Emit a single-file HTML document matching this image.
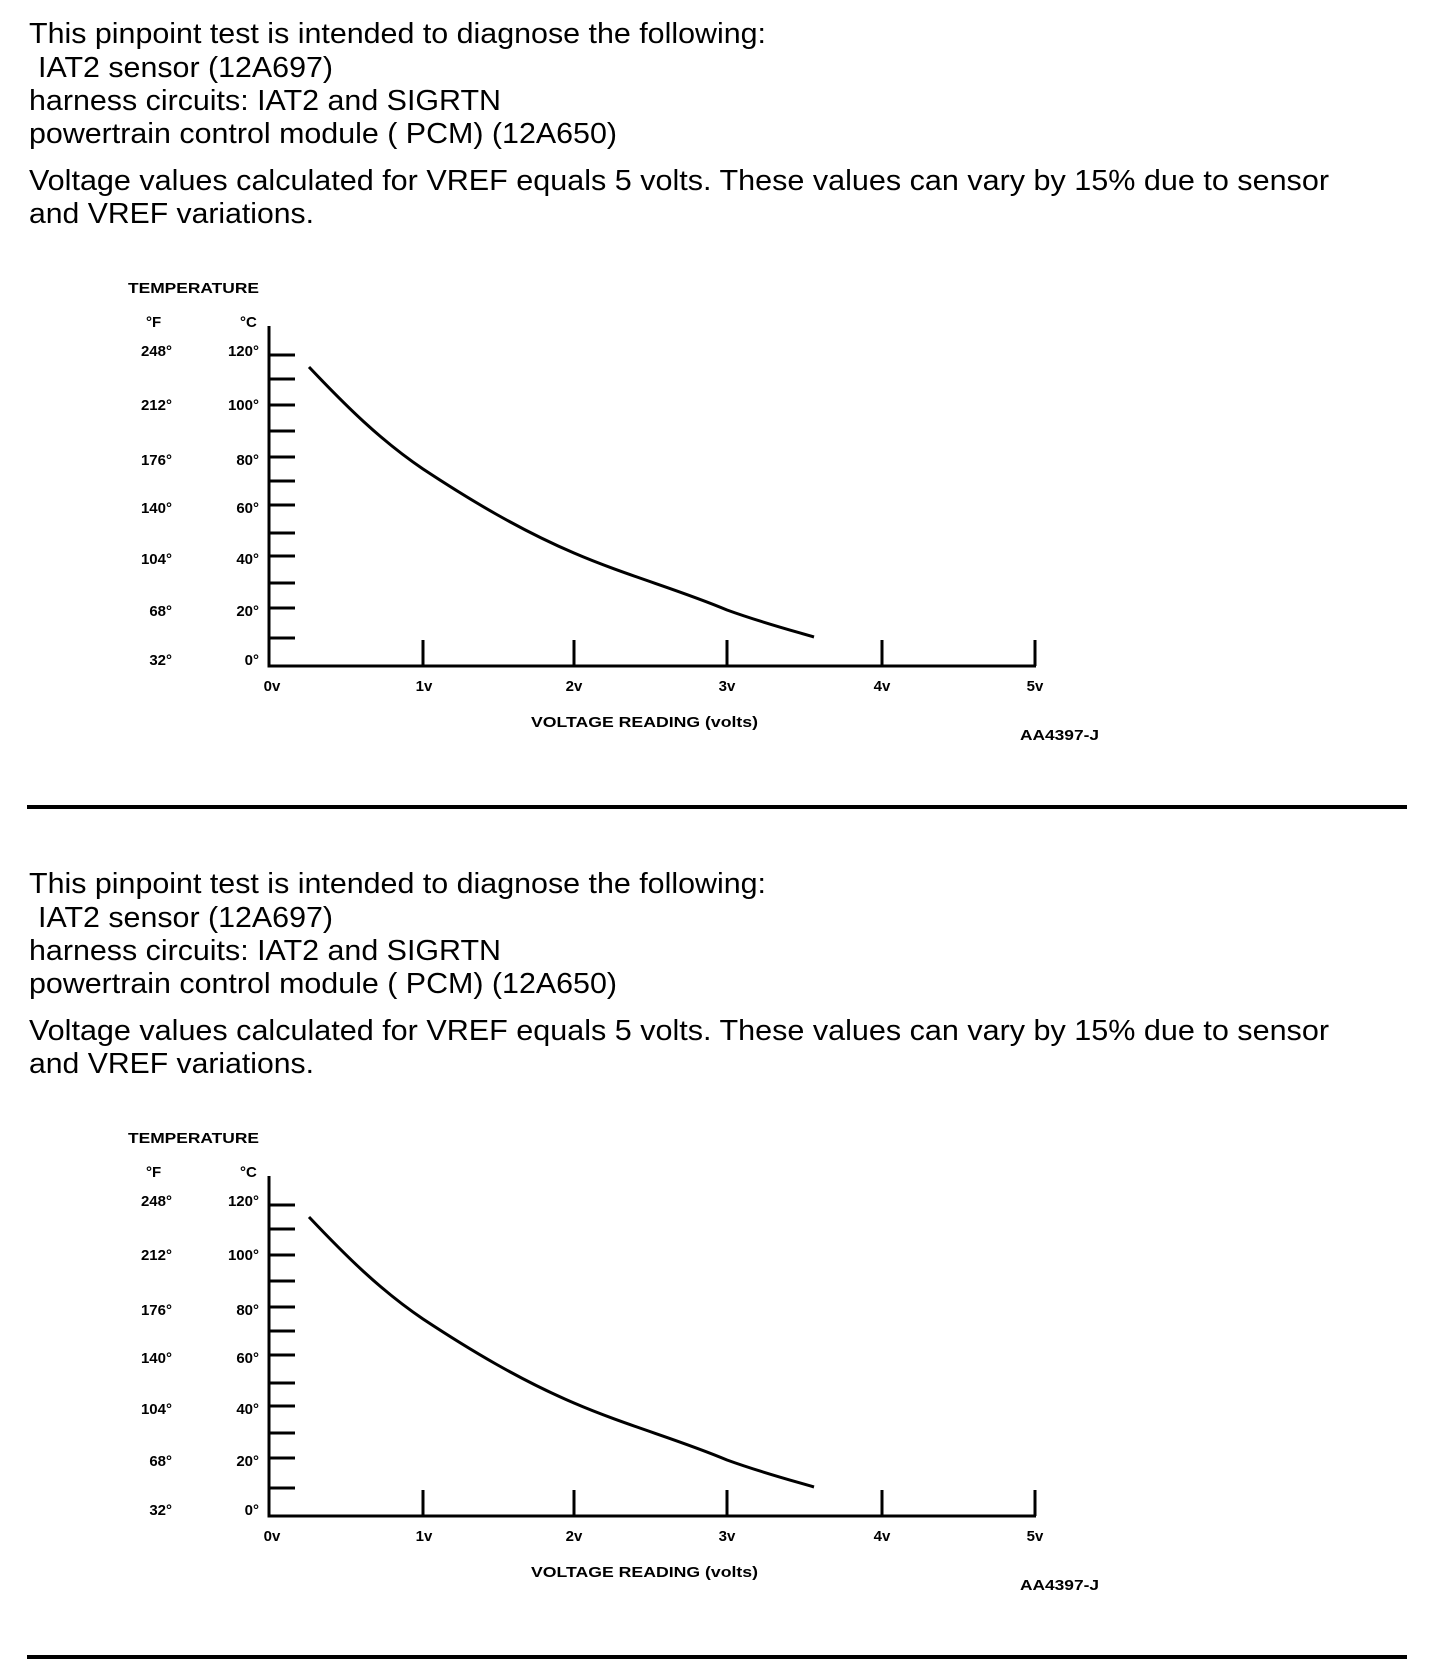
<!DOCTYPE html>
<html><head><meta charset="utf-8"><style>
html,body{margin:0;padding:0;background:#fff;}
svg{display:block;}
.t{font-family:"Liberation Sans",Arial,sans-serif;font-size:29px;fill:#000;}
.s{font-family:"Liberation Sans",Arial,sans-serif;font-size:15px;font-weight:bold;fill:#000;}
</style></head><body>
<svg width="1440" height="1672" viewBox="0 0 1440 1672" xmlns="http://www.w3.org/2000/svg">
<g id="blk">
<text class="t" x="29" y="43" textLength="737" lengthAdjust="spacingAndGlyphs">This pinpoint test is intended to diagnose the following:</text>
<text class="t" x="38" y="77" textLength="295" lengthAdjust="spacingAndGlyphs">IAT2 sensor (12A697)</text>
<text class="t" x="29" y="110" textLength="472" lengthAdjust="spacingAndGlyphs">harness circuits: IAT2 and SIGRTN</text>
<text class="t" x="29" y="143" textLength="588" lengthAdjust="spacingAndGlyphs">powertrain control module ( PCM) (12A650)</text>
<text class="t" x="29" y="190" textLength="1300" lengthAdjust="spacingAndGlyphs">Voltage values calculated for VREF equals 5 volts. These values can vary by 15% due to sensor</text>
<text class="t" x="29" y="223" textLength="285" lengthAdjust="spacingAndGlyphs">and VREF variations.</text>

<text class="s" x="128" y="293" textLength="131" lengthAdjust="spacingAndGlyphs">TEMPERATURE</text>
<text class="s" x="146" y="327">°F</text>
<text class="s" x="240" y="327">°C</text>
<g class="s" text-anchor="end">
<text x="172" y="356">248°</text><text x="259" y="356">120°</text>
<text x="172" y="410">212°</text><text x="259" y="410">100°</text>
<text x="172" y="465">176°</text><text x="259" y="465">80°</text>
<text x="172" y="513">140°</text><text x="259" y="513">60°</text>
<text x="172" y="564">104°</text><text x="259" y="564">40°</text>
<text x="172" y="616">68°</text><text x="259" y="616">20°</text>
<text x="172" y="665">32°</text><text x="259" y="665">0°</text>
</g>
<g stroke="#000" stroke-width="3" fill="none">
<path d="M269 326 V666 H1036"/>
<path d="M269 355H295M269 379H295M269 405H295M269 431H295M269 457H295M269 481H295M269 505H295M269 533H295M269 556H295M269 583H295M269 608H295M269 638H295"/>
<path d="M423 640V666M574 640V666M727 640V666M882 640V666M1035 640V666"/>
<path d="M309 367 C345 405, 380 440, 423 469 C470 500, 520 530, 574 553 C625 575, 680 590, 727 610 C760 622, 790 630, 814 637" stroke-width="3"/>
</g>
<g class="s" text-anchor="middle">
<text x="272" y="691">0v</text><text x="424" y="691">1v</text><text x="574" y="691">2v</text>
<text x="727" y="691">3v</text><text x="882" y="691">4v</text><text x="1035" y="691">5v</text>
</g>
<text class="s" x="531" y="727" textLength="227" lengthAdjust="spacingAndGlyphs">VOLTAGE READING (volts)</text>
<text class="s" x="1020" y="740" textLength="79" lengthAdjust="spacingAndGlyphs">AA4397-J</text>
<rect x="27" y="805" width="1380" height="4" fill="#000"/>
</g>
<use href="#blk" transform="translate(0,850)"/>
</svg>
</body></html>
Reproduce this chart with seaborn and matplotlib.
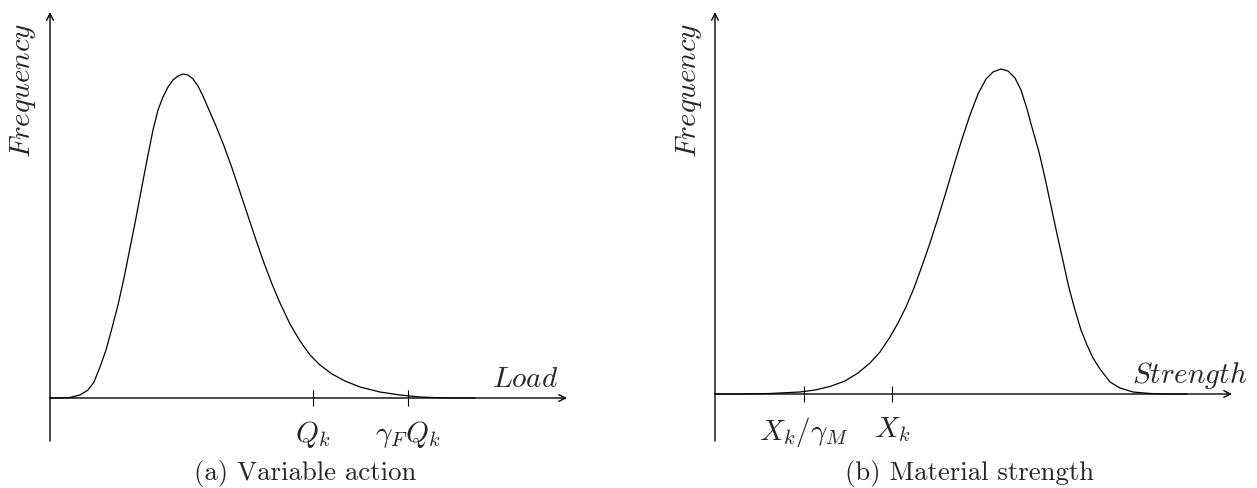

━━━━━━━━━━━━━━━━━━━━

* _Exercise prompt_:
Leave out the pictures and retype every line above exactly.

* _Solution_:
Emit a single-file HTML document matching this image.
<!DOCTYPE html>
<html><head><meta charset="utf-8"><style>
html,body{margin:0;padding:0;background:#fff;}
svg{display:block;}
.t{font-family:"Liberation Sans",Arial,sans-serif;font-size:29px;fill:#000;}
.s{font-family:"Liberation Sans",Arial,sans-serif;font-size:15px;font-weight:bold;fill:#000;}
</style></head><body>
<svg width="1440" height="1672" viewBox="0 0 1440 1672" xmlns="http://www.w3.org/2000/svg">
<g id="blk">
<text class="t" x="29" y="43" textLength="737" lengthAdjust="spacingAndGlyphs">This pinpoint test is intended to diagnose the following:</text>
<text class="t" x="38" y="77" textLength="295" lengthAdjust="spacingAndGlyphs">IAT2 sensor (12A697)</text>
<text class="t" x="29" y="110" textLength="472" lengthAdjust="spacingAndGlyphs">harness circuits: IAT2 and SIGRTN</text>
<text class="t" x="29" y="143" textLength="588" lengthAdjust="spacingAndGlyphs">powertrain control module ( PCM) (12A650)</text>
<text class="t" x="29" y="190" textLength="1300" lengthAdjust="spacingAndGlyphs">Voltage values calculated for VREF equals 5 volts. These values can vary by 15% due to sensor</text>
<text class="t" x="29" y="223" textLength="285" lengthAdjust="spacingAndGlyphs">and VREF variations.</text>

<text class="s" x="128" y="293" textLength="131" lengthAdjust="spacingAndGlyphs">TEMPERATURE</text>
<text class="s" x="146" y="327">°F</text>
<text class="s" x="240" y="327">°C</text>
<g class="s" text-anchor="end">
<text x="172" y="356">248°</text><text x="259" y="356">120°</text>
<text x="172" y="410">212°</text><text x="259" y="410">100°</text>
<text x="172" y="465">176°</text><text x="259" y="465">80°</text>
<text x="172" y="513">140°</text><text x="259" y="513">60°</text>
<text x="172" y="564">104°</text><text x="259" y="564">40°</text>
<text x="172" y="616">68°</text><text x="259" y="616">20°</text>
<text x="172" y="665">32°</text><text x="259" y="665">0°</text>
</g>
<g stroke="#000" stroke-width="3" fill="none">
<path d="M269 326 V666 H1036"/>
<path d="M269 355H295M269 379H295M269 405H295M269 431H295M269 457H295M269 481H295M269 505H295M269 533H295M269 556H295M269 583H295M269 608H295M269 638H295"/>
<path d="M423 640V666M574 640V666M727 640V666M882 640V666M1035 640V666"/>
<path d="M309 367 C345 405, 380 440, 423 469 C470 500, 520 530, 574 553 C625 575, 680 590, 727 610 C760 622, 790 630, 814 637" stroke-width="3"/>
</g>
<g class="s" text-anchor="middle">
<text x="272" y="691">0v</text><text x="424" y="691">1v</text><text x="574" y="691">2v</text>
<text x="727" y="691">3v</text><text x="882" y="691">4v</text><text x="1035" y="691">5v</text>
</g>
<text class="s" x="531" y="727" textLength="227" lengthAdjust="spacingAndGlyphs">VOLTAGE READING (volts)</text>
<text class="s" x="1020" y="740" textLength="79" lengthAdjust="spacingAndGlyphs">AA4397-J</text>
<rect x="27" y="805" width="1380" height="4" fill="#000"/>
</g>
<use href="#blk" transform="translate(0,850)"/>
</svg>
</body></html>
Reproduce this chart with seaborn and matplotlib.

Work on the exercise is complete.